In tutta risposta, la casa cinematografica presentò una contro-richiesta di risarcimento verso la fondazione, tirando fuori un vecchio contratto del ’69 sottoscritto dalla United Artists (alle quale è successa legittimamente la Warner Bros), ripudiato dalla Tolkien Estate, che secondo la prima sarebbe stato interpretabile per i diritti sul merchandising anche digitale – che era ovviamente di là da venire –, chiedendo i danni per i conseguenti mancati introiti e la sottoesposizione (!?!) mediatica delle due trilogie cinematografiche.

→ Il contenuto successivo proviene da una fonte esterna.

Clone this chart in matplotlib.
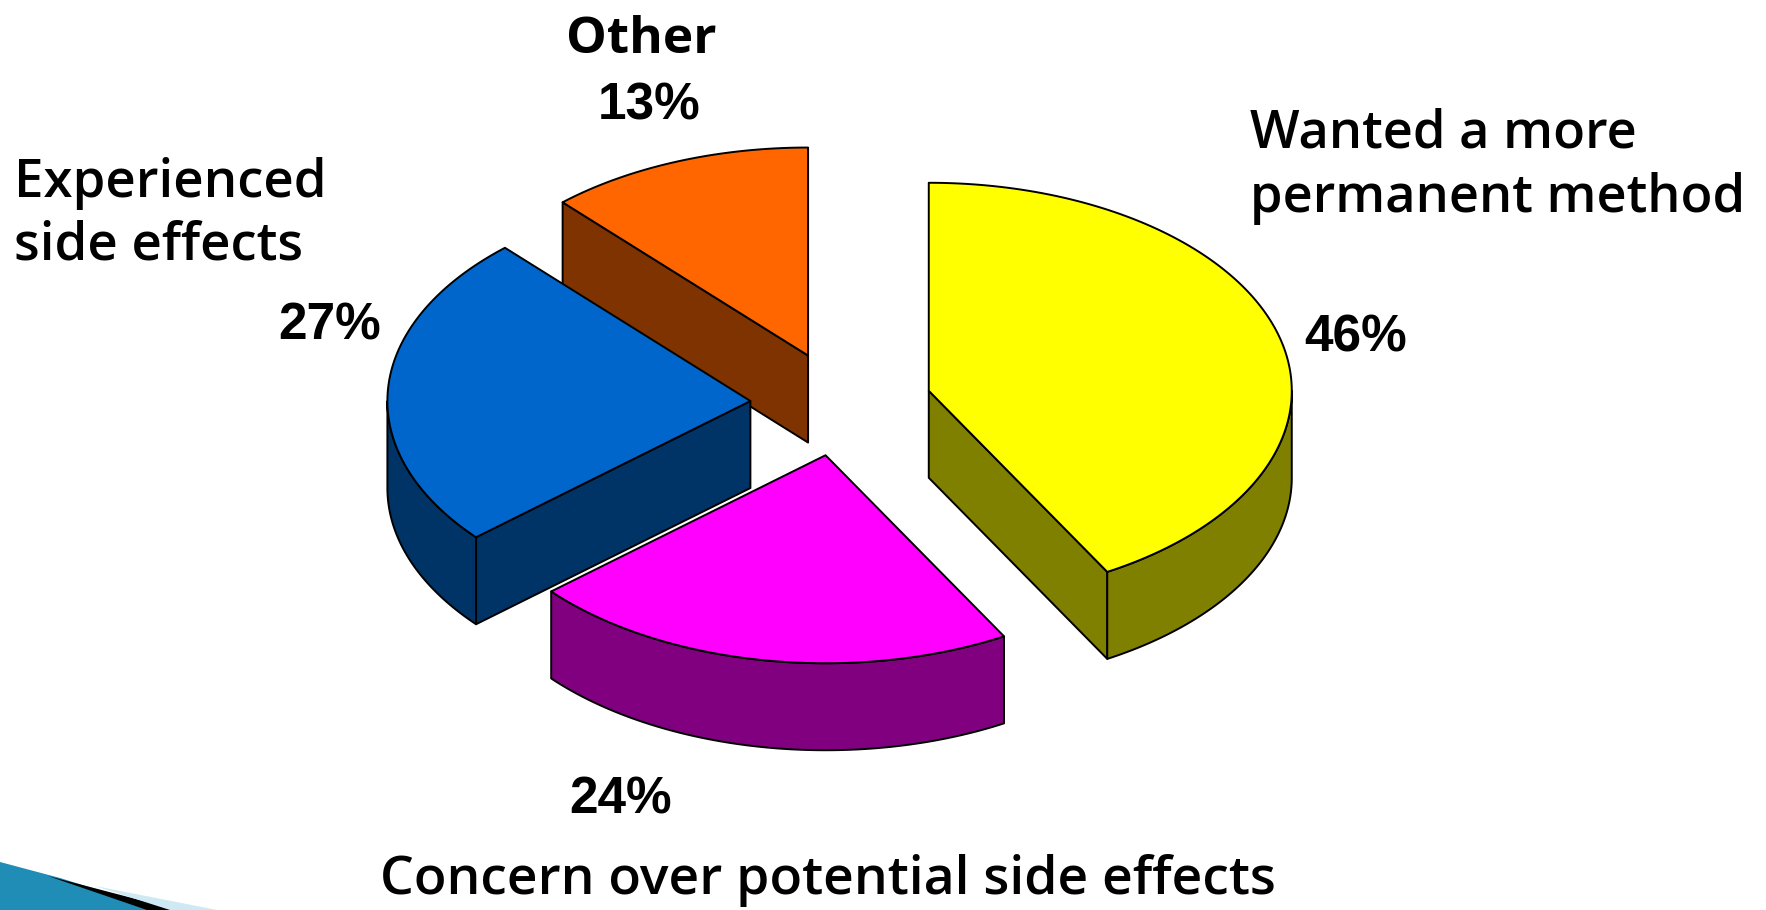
import numpy as np
import matplotlib
matplotlib.use("Agg")
import matplotlib.pyplot as plt
from matplotlib.patches import Polygon

# ---- data -------------------------------------------------------------
categories = ["Wanted a more\npermanent method",
              "Concern over potential side effects",
              "Experienced\nside effects",
              "Other"]
shares = [46, 24, 27, 13]
top_colors = ["#FFFF00", "#FF00FF", "#0066CC", "#FF6600"]
side_colors = ["#808000", "#800080", "#003366", "#7F3300"]
pct_labels = [f"{v}%" for v in shares]

# ---- canvas -----------------------------------------------------------
W, H = 1766, 910
fig = plt.figure(figsize=(W / 100, H / 100), dpi=100)
ax = fig.add_axes([0, 0, 1, 1])
ax.set_xlim(0, W)
ax.set_ylim(H, 0)
ax.axis("off")

# pie geometry (tilted disc)
cx, cy = 841, 404          # centre of the disc top
rx, ry = 363, 208          # ellipse radii of the top face
thick = 87                 # visible wall height
explode = 0.25             # radial offset of every slice (fraction of radius)
lw = 1.4

frac = np.array(shares, dtype=float) / sum(shares)
bounds = 90 - 360 * np.concatenate([[0], np.cumsum(frac)])   # clockwise from 12 o'clock


def rim(theta, ox, oy, dz=0.0):
    t = np.radians(theta)
    return np.column_stack([ox + rx * np.cos(t), oy - ry * np.sin(t) + dz])


def visible_arc(t1, t2):
    """Parts of [t1, t2] on the front half of the disc (sin < 0)."""
    out = []
    for k in range(-2, 3):
        lo, hi = -180 + 360 * k, 360 * k
        a, b = max(t1, lo), min(t2, hi)
        if b - a > 1e-6:
            out.append((a, b))
    return out


for i, v in enumerate(shares):
    t2, t1 = bounds[i], bounds[i + 1]
    mid = np.radians((t1 + t2) / 2)
    ox = cx + explode * rx * np.cos(mid)
    oy = cy - explode * ry * np.sin(mid)
    z = oy
    style = dict(edgecolor="black", linewidth=lw, joinstyle="round")

    # radial walls
    for th, vis in ((t1, np.cos(np.radians(t1)) > 1e-6),
                    (t2, np.cos(np.radians(t2)) < -1e-6)):
        if vis:
            p = rim([th], ox, oy)[0]
            poly = [(ox, oy), tuple(p), (p[0], p[1] + thick), (ox, oy + thick)]
            ax.add_patch(Polygon(poly, closed=True, facecolor=side_colors[i],
                                 zorder=z, **style))
    # outer curved wall
    for a, b in visible_arc(t1, t2):
        ths = np.linspace(a, b, 200)
        top = rim(ths, ox, oy)
        bot = rim(ths[::-1], ox, oy, thick)
        ax.add_patch(Polygon(np.vstack([top, bot]), closed=True,
                             facecolor=side_colors[i], zorder=z, **style))
    # top face
    ths = np.linspace(t2, t1, 300)
    face = np.vstack([[ox, oy], rim(ths, ox, oy)])
    ax.add_patch(Polygon(face, closed=True, facecolor=top_colors[i],
                         zorder=z + 0.5, **style))

# ---- labels -----------------------------------------------------------
fam = ["Open Sans", "DejaVu Sans"]
pct_font = dict(family=["Liberation Sans", "DejaVu Sans"], fontsize=37,
                fontweight="bold", color="black")

ax.text(1250, 147, "Wanted a more", ha="left", va="baseline", family=fam,
        fontsize=37.7, fontweight="semibold")
ax.text(1250, 212, "permanent method", ha="left", va="baseline", family=fam,
        fontsize=37.7, fontweight="semibold")
ax.text(1304, 352, pct_labels[0], ha="left", va="baseline", **pct_font)

ax.text(828, 894, categories[1], ha="center", va="baseline", family=fam,
        fontsize=38.5, fontweight="semibold")
ax.text(621, 813, pct_labels[1], ha="center", va="baseline", **pct_font)

ax.text(14, 197, "Experienced", ha="left", va="baseline", family=fam,
        fontsize=38, fontweight="semibold")
ax.text(14, 259, "side effects", ha="left", va="baseline", family=fam,
        fontsize=38, fontweight="semibold")
ax.text(330, 339, pct_labels[2], ha="center", va="baseline", **pct_font)

ax.text(641, 53, categories[3], ha="center", va="baseline", family=fam,
        fontsize=37, fontweight="bold")
ax.text(649, 120, pct_labels[3], ha="center", va="baseline", **pct_font)

# ---- corner swoosh ----------------------------------------------------
ax.add_patch(Polygon([(0, 862), (60, 878), (150, 906), (162, 910), (0, 910)],
                     closed=True, facecolor="#1F8DB5", edgecolor="none", zorder=1))
ax.add_patch(Polygon([(95, 886), (217, 910), (170, 910)], closed=True,
                     facecolor="#CFE9F4", edgecolor="none", zorder=1.2))
ax.add_patch(Polygon([(48, 876), (178, 910), (147, 910)], closed=True,
                     facecolor="black", edgecolor="none", zorder=1.1))

fig.savefig("out.png", dpi=100, facecolor="white")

Nei mesi successivi la battaglia legale eruppe in tutta la sua violenza con una serie di colpi bassi che nemmeno Grima Vermilinguo: gli eredi di Tolkien deposero in tribunale riguardo il business sviluppatosi attorno alle idee del padre, la Tolkien Estate fece ricorso (poi rigettato) riguardo al fatto che la Warner li avesse contro-citati solo per rappresaglia, la major americana citò gli avvocati della Tolkien Estate per condotta professionale scorretta e non etica (anche questa rigettata), e via di questo passo.
Negli anni successivi, invece, accadde poco o niente dal punto di vista legale, con le parti pronte a darsi battaglia durante il processo vero e proprio: senza dubbio una situazione poco tranquillizzante per il futuro dei progetti videoludici basati sui franchise della Terra di Mezzo, al netto di slot machine e videopoker. Basta pensare al venturo La Terra di Mezzo: L’Ombra della Guerra.
Fortunatamente per tutti, un accordo privato di pochi giorni fa (del quale non si conoscono i termini, ma che sicuramente avrà comportato uno spostamento di moneta che avrebbe fatto invidia a Smaug) ha scongiurato tutti i rischi, con un portavoce della Warner che ha commentato: “Le parti sono liete di aver risolto amichevolmente (??) il contenzioso e sono pronte a collaborare nuovamente in futuro”.
In attesa del terzo, amichevole capitolo di questa trilogia (è il caso di dirlo) legale, noi amanti della Terra di Mezzo videoludica tiriamo un fragoroso sospiro di sollievo.